▶ **Given data**:
═══
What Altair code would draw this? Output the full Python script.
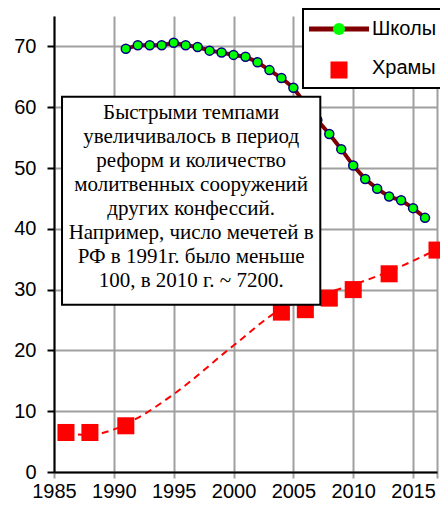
import altair as alt
import pandas as pd

# ---- data ----
series_names = ["Школы", "Храмы"]

school_years = list(range(1991, 2017))
school_values = [69.6, 70.2, 70.2, 70.2, 70.6, 70.2, 69.9, 69.3, 69.0, 68.6,
                 68.3, 67.4, 66.1, 64.8, 63.2, 60.5, 57.9, 55.6, 53.1, 50.4,
                 48.2, 46.6, 45.3, 44.7, 43.4, 41.8]

temple_years = [1986, 1988, 1991, 2004, 2006, 2008, 2010, 2013, 2017]
temple_values = [6.5, 6.5, 7.6, 26.3, 26.7, 28.6, 30.0, 32.6, 36.5]

trend_years = [1986, 1988, 1990, 1992, 1995, 2000, 2004, 2007, 2010, 2013, 2017]
trend_values = [6.3, 6.1, 7.0, 8.9, 12.8, 20.8, 26.8, 29.0, 30.8, 33.0, 36.6]

x_ticks = [1985, 1990, 1995, 2000, 2005, 2010, 2015, 2017]
y_ticks = [0, 10, 20, 30, 40, 50, 60, 70]

note_lines = [
    "Быстрыми темпами",
    "увеличивалось в период",
    "реформ и количество",
    "молитвенных сооружений",
    "других конфессий.",
    "Например, число мечетей в",
    "РФ в 1991г. было меньше",
    "100, в 2010 г. ~ 7200.",
]

# ---- tables ----
schools_df = pd.DataFrame({"year": school_years, "value": school_values, "series": series_names[0]})
temples_df = pd.DataFrame({"year": temple_years, "value": temple_values, "series": series_names[1]})
trend_df = pd.DataFrame({"year": trend_years, "value": trend_values})

# annotation box (in data units)
note_box = pd.DataFrame({"x1": [1985.67], "x2": [2007.25], "y1": [27.5], "y2": [61.7]})
note_text = pd.DataFrame({"x": [1996.46], "y": [59.1], "text": ["\n".join(note_lines)]})

SANS = "Liberation Sans"
SERIF = "Liberation Serif"
GRID = "#a0a0a0"
SQUARE = "M-1.42,-1.42H1.42V1.42H-1.42Z"
LINE_SYM = "M-5,0H5"

x_scale = alt.Scale(domain=[1985, 2017], nice=False, zero=False)
y_scale = alt.Scale(domain=[0, 75], nice=False)

x_axis = alt.Axis(
    title=None, values=x_ticks, format="d",
    labelExpr="datum.value == 2017 ? '' : datum.label",
    labelFont=SANS, labelFontSize=20, labelColor="black", labelPadding=3,
    labelOverlap=False, labelFlush=False,
    domainColor="black", domainWidth=2,
    tickColor=GRID, tickSize=6, tickWidth=2,
    grid=True, gridColor=GRID, gridWidth=2,
)
y_axis = alt.Axis(
    title=None, values=y_ticks,
    labelFont=SANS, labelFontSize=20, labelColor="black", labelPadding=11,
    domainColor="black", domainWidth=2,
    tickColor="black", tickSize=7, tickWidth=2,
    grid=True, gridColor=GRID, gridWidth=2,
)

LEG_X, LEG_Y = 249, -7
common_leg = dict(
    title=None, orient="none", legendX=LEG_X, legendY=LEG_Y,
    symbolSize=144, symbolOffset=16,
    labelFont=SANS, labelFontSize=20, labelOffset=23,
    padding=10, rowPadding=19,
)
line_legend = alt.Legend(
    symbolType=LINE_SYM, symbolStrokeWidth=5, labelColor="black",
    strokeColor="black", fillColor="white", zindex=0, **common_leg,
)
point_legend = alt.Legend(
    values=series_names, symbolStrokeWidth=1.5, symbolStrokeColor="#000080",
    labelColor="transparent", labelExpr="' '", zindex=1, **common_leg,
)

# marker scales list the categories in reverse so that their legend is kept
# apart from the line legend; the legend entries keep the order of series_names
marker_domain = series_names[::-1]
shape_scale = alt.Scale(domain=marker_domain, range=[SQUARE, "circle"])
fill_scale = alt.Scale(domain=marker_domain, range=["#ff0000", "#00ff00"])
line_scale = alt.Scale(domain=series_names, range=["#800000", "transparent"])

X = lambda f: alt.X(f, scale=x_scale, axis=x_axis)
Y = lambda f: alt.Y(f, scale=y_scale, axis=y_axis)

schools_line = alt.Chart(schools_df).mark_line(strokeWidth=4).encode(
    x=X("year:Q"), y=Y("value:Q"),
    color=alt.Color("series:N", scale=line_scale, legend=line_legend),
)

schools_pts = alt.Chart(schools_df).mark_point(
    filled=True, size=81, stroke="#000080", strokeWidth=1.5, opacity=1
).encode(
    x=X("year:Q"), y=Y("value:Q"),
    fill=alt.Fill("series:N", scale=fill_scale, legend=point_legend),
    shape=alt.Shape("series:N", scale=shape_scale, legend=point_legend),
)

trend_line = alt.Chart(trend_df).mark_line(
    color="#ff0000", strokeWidth=2, strokeDash=[7, 5], interpolate="monotone"
).encode(x=X("year:Q"), y=Y("value:Q"))

temple_pts = alt.Chart(temples_df).mark_point(
    filled=True, size=144, strokeWidth=0, opacity=1
).encode(
    x=X("year:Q"), y=Y("value:Q"),
    fill=alt.Fill("series:N", scale=fill_scale, legend=point_legend),
    shape=alt.Shape("series:N", scale=shape_scale, legend=point_legend),
)

box = alt.Chart(note_box).mark_rect(fill="white", stroke="black", strokeWidth=2).encode(
    x=X("x1:Q"), x2="x2:Q", y=Y("y1:Q"), y2="y2:Q",
)

text = alt.Chart(note_text).mark_text(
    font=SERIF, fontSize=21, lineHeight=24, align="center", baseline="middle",
    lineBreak="\n", color="black",
).encode(x=X("x:Q"), y=Y("y:Q"), text="text:N")

chart = alt.layer(schools_line, schools_pts, trend_line, temple_pts, box, text).properties(
    width=383, height=456,
    autosize=alt.AutoSizeParams(type="none"),
    padding={"left": 46, "top": 8, "right": 3, "bottom": 30},
).configure_view(stroke=None).configure_legend(strokeWidth=2)

chart.save("out.html", embed_options={"renderer": "svg", "actions": False})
═══
▶ **Instructions to follow**:
The lines from the top of the data above through the one holding "30.8, 33.0, 36.6]" are to be repeated exactly, and only those, with no pictures.

▶ **Correct result**:
What Altair code would draw this? Output the full Python script.
import altair as alt
import pandas as pd

# ---- data ----
series_names = ["Школы", "Храмы"]

school_years = list(range(1991, 2017))
school_values = [69.6, 70.2, 70.2, 70.2, 70.6, 70.2, 69.9, 69.3, 69.0, 68.6,
                 68.3, 67.4, 66.1, 64.8, 63.2, 60.5, 57.9, 55.6, 53.1, 50.4,
                 48.2, 46.6, 45.3, 44.7, 43.4, 41.8]

temple_years = [1986, 1988, 1991, 2004, 2006, 2008, 2010, 2013, 2017]
temple_values = [6.5, 6.5, 7.6, 26.3, 26.7, 28.6, 30.0, 32.6, 36.5]

trend_years = [1986, 1988, 1990, 1992, 1995, 2000, 2004, 2007, 2010, 2013, 2017]
trend_values = [6.3, 6.1, 7.0, 8.9, 12.8, 20.8, 26.8, 29.0, 30.8, 33.0, 36.6]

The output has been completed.